* start *
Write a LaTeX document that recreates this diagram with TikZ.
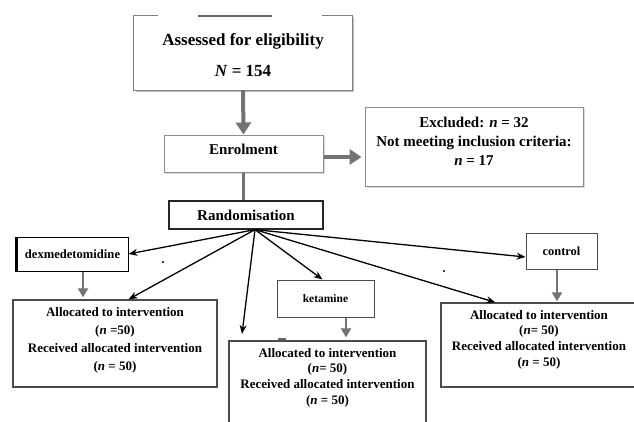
\documentclass[tikz,border=0pt]{standalone}
\usepackage{fontspec}
\setmainfont{Liberation Serif}
\usetikzlibrary{arrows.meta,shadows}

\begin{document}
\begin{tikzpicture}[x=1pt,y=-1pt,
    frame/.style={draw=#1, fill=white, line width=1pt, inner sep=0pt},
    frame/.default=black!70,
    soft/.style={frame=black!45, drop shadow={shadow xshift=1.5pt, shadow yshift=-1.5pt, fill=black!30}},
    txt/.style={font=\bfseries\fontsize{#1}{#1}\selectfont, align=center, inner sep=0pt},
    bigarrow/.style={draw=black!55, line width=4pt, -{Triangle[length=12pt,width=15pt]}},
    smallarrow/.style={draw=black!55, line width=2.5pt, -{Triangle[length=9pt,width=10pt]}},
    randarrow/.style={line width=1.3pt, -{Stealth[length=9pt,width=7pt]}}]
        \useasboundingbox (0,0) rectangle (634,421);
        \fill[white] (0,0) rectangle (634,421);

        % Screening
        \node[inner sep=0pt, minimum width=218, minimum height=75,
              label={[txt=17, yshift=-2.5pt]center:{Assessed for eligibility\\[14pt]\textit{N} = 154}}] (assess) at (243,52.5) {};
        \draw[black!25, line width=1.5pt] (136,91.5) -- (353.5,91.5) -- (353.5,17);
        \draw[black!50, line width=1pt] (158,15) -| (assess.south west) -- (assess.south east) |- (322,15);
        \draw[black!60, line width=2pt] (198,16) -- (272,16);

        \node[soft, minimum width=159, minimum height=37,
              label={[txt=15, yshift=4pt]center:Enrolment}] (enrol) at (243.5,153.5) {};
        \node[soft, minimum width=218, minimum height=79,
              label={[txt=15, yshift=5.5pt]center:{Excluded: \textit{n} = 32\\[4pt]Not meeting inclusion criteria:\\[4pt]\textit{n} = 17}}] (excl) at (474,146.5) {};
        \node[frame=black!85, line width=1.2pt, minimum width=154, minimum height=28, font=\bfseries\fontsize{15}{15}\selectfont] (rand) at (246,215) {Randomisation};

        \draw[bigarrow] (assess.south) -- (enrol.north);
        \draw[bigarrow, shorten >=3pt] ([yshift=-3.5pt]enrol.east) -- ([yshift=-3.5pt]enrol.east -| excl.west);
        \draw[black!55, line width=3pt] (enrol.south) -- (enrol.south |- rand.north);

        % Groups
        \node[frame=black, minimum width=111, minimum height=34, font=\bfseries\fontsize{12.6}{12.6}\selectfont] (dex) at (72.5,254) {dexmedetomidine};
        \draw[line width=3pt] (dex.north west) -- (dex.south west);
        \node[frame, minimum width=97, minimum height=37, font=\bfseries\fontsize{11.5}{11.5}\selectfont] (ket) at (325.5,298.5) {ketamine};
        \node[frame, minimum width=71, minimum height=36, font=\bfseries\fontsize{12.4}{12.4}\selectfont] (ctrl) at (561.5,251) {control};

        % Allocation
        \node[frame, line width=1.3pt, minimum width=204, minimum height=87,
              label={[txt=13, yshift=3.5pt]center:{Allocated to intervention\\[5pt](\textit{n} =50)\\[5pt]Received allocated intervention\\[5pt](\textit{n} = 50)}}] (allocL) at (115,343.5) {};
        \node[frame, line width=1.3pt, minimum width=197, minimum height=89,
              label={[txt=13, yshift=8pt]center:{Allocated to intervention\\[2.7pt](\textit{n}= 50)\\[2.7pt]Received allocated intervention\\[2.7pt](\textit{n} = 50)}}] (allocM) at (327.5,385.5) {};
        \node[frame, line width=1.3pt, minimum width=199, minimum height=84,
              label={[txt=13, yshift=5.5pt, xshift=-1.5pt]center:{Allocated to intervention\\[2.7pt](\textit{n}= 50)\\[2.7pt]Received allocated intervention\\[2.7pt](\textit{n} = 50)}}] (allocR) at (540.5,345) {};

        % Randomisation arrows
        \coordinate (hub) at ([xshift=9pt]rand.south);
        \coordinate (gap) at (242,334);
        \draw[randarrow] (hub) -- (dex.east);
        \draw[randarrow] (hub) -- (dex.east |- allocL.north);
        \draw[randarrow] (hub) -- (gap);
        \draw[randarrow] (hub) -- ([xshift=-3pt]ket.north);
        \draw[randarrow] (hub) -- ([xshift=55pt]allocR.north west);
        \draw[randarrow] (hub) -- ([yshift=-6pt]ctrl.west);

        \draw[smallarrow, shorten >=2pt] ([xshift=10.5pt]dex.south) -- ([xshift=10.5pt]dex.south |- allocL.north);
        \draw[smallarrow, shorten >=3pt] ([xshift=20.5pt]ket.south) -- ([xshift=20.5pt]ket.south |- allocM.north);
        \draw[smallarrow, shorten >=1pt] ([xshift=-4.5pt]ctrl.south) -- ([xshift=-4.5pt]ctrl.south |- allocR.north);

        % Stray marks
        \fill (163,262) circle (1.2);
        \fill (444,271) circle (1.2);
        \draw[black!60, line width=1.5pt] (278,339) -- (286,339);
\end{tikzpicture}
\end{document}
* end *
• Written exercise:
Retype the whole listing exactly and leave the pictures out.

• Response to this exercise:
Write a LaTeX document that recreates this diagram with TikZ.
\documentclass[tikz,border=0pt]{standalone}
\usepackage{fontspec}
\setmainfont{Liberation Serif}
\usetikzlibrary{arrows.meta,shadows}

\begin{document}
\begin{tikzpicture}[x=1pt,y=-1pt,
    frame/.style={draw=#1, fill=white, line width=1pt, inner sep=0pt},
    frame/.default=black!70,
    soft/.style={frame=black!45, drop shadow={shadow xshift=1.5pt, shadow yshift=-1.5pt, fill=black!30}},
    txt/.style={font=\bfseries\fontsize{#1}{#1}\selectfont, align=center, inner sep=0pt},
    bigarrow/.style={draw=black!55, line width=4pt, -{Triangle[length=12pt,width=15pt]}},
    smallarrow/.style={draw=black!55, line width=2.5pt, -{Triangle[length=9pt,width=10pt]}},
    randarrow/.style={line width=1.3pt, -{Stealth[length=9pt,width=7pt]}}]
        \useasboundingbox (0,0) rectangle (634,421);
        \fill[white] (0,0) rectangle (634,421);

        % Screening
        \node[inner sep=0pt, minimum width=218, minimum height=75,
              label={[txt=17, yshift=-2.5pt]center:{Assessed for eligibility\\[14pt]\textit{N} = 154}}] (assess) at (243,52.5) {};
        \draw[black!25, line width=1.5pt] (136,91.5) -- (353.5,91.5) -- (353.5,17);
        \draw[black!50, line width=1pt] (158,15) -| (assess.south west) -- (assess.south east) |- (322,15);
        \draw[black!60, line width=2pt] (198,16) -- (272,16);

        \node[soft, minimum width=159, minimum height=37,
              label={[txt=15, yshift=4pt]center:Enrolment}] (enrol) at (243.5,153.5) {};
        \node[soft, minimum width=218, minimum height=79,
              label={[txt=15, yshift=5.5pt]center:{Excluded: \textit{n} = 32\\[4pt]Not meeting inclusion criteria:\\[4pt]\textit{n} = 17}}] (excl) at (474,146.5) {};
        \node[frame=black!85, line width=1.2pt, minimum width=154, minimum height=28, font=\bfseries\fontsize{15}{15}\selectfont] (rand) at (246,215) {Randomisation};

        \draw[bigarrow] (assess.south) -- (enrol.north);
        \draw[bigarrow, shorten >=3pt] ([yshift=-3.5pt]enrol.east) -- ([yshift=-3.5pt]enrol.east -| excl.west);
        \draw[black!55, line width=3pt] (enrol.south) -- (enrol.south |- rand.north);

        % Groups
        \node[frame=black, minimum width=111, minimum height=34, font=\bfseries\fontsize{12.6}{12.6}\selectfont] (dex) at (72.5,254) {dexmedetomidine};
        \draw[line width=3pt] (dex.north west) -- (dex.south west);
        \node[frame, minimum width=97, minimum height=37, font=\bfseries\fontsize{11.5}{11.5}\selectfont] (ket) at (325.5,298.5) {ketamine};
        \node[frame, minimum width=71, minimum height=36, font=\bfseries\fontsize{12.4}{12.4}\selectfont] (ctrl) at (561.5,251) {control};

        % Allocation
        \node[frame, line width=1.3pt, minimum width=204, minimum height=87,
              label={[txt=13, yshift=3.5pt]center:{Allocated to intervention\\[5pt](\textit{n} =50)\\[5pt]Received allocated intervention\\[5pt](\textit{n} = 50)}}] (allocL) at (115,343.5) {};
        \node[frame, line width=1.3pt, minimum width=197, minimum height=89,
              label={[txt=13, yshift=8pt]center:{Allocated to intervention\\[2.7pt](\textit{n}= 50)\\[2.7pt]Received allocated intervention\\[2.7pt](\textit{n} = 50)}}] (allocM) at (327.5,385.5) {};
        \node[frame, line width=1.3pt, minimum width=199, minimum height=84,
              label={[txt=13, yshift=5.5pt, xshift=-1.5pt]center:{Allocated to intervention\\[2.7pt](\textit{n}= 50)\\[2.7pt]Received allocated intervention\\[2.7pt](\textit{n} = 50)}}] (allocR) at (540.5,345) {};

        % Randomisation arrows
        \coordinate (hub) at ([xshift=9pt]rand.south);
        \coordinate (gap) at (242,334);
        \draw[randarrow] (hub) -- (dex.east);
        \draw[randarrow] (hub) -- (dex.east |- allocL.north);
        \draw[randarrow] (hub) -- (gap);
        \draw[randarrow] (hub) -- ([xshift=-3pt]ket.north);
        \draw[randarrow] (hub) -- ([xshift=55pt]allocR.north west);
        \draw[randarrow] (hub) -- ([yshift=-6pt]ctrl.west);

        \draw[smallarrow, shorten >=2pt] ([xshift=10.5pt]dex.south) -- ([xshift=10.5pt]dex.south |- allocL.north);
        \draw[smallarrow, shorten >=3pt] ([xshift=20.5pt]ket.south) -- ([xshift=20.5pt]ket.south |- allocM.north);
        \draw[smallarrow, shorten >=1pt] ([xshift=-4.5pt]ctrl.south) -- ([xshift=-4.5pt]ctrl.south |- allocR.north);

        % Stray marks
        \fill (163,262) circle (1.2);
        \fill (444,271) circle (1.2);
        \draw[black!60, line width=1.5pt] (278,339) -- (286,339);
\end{tikzpicture}
\end{document}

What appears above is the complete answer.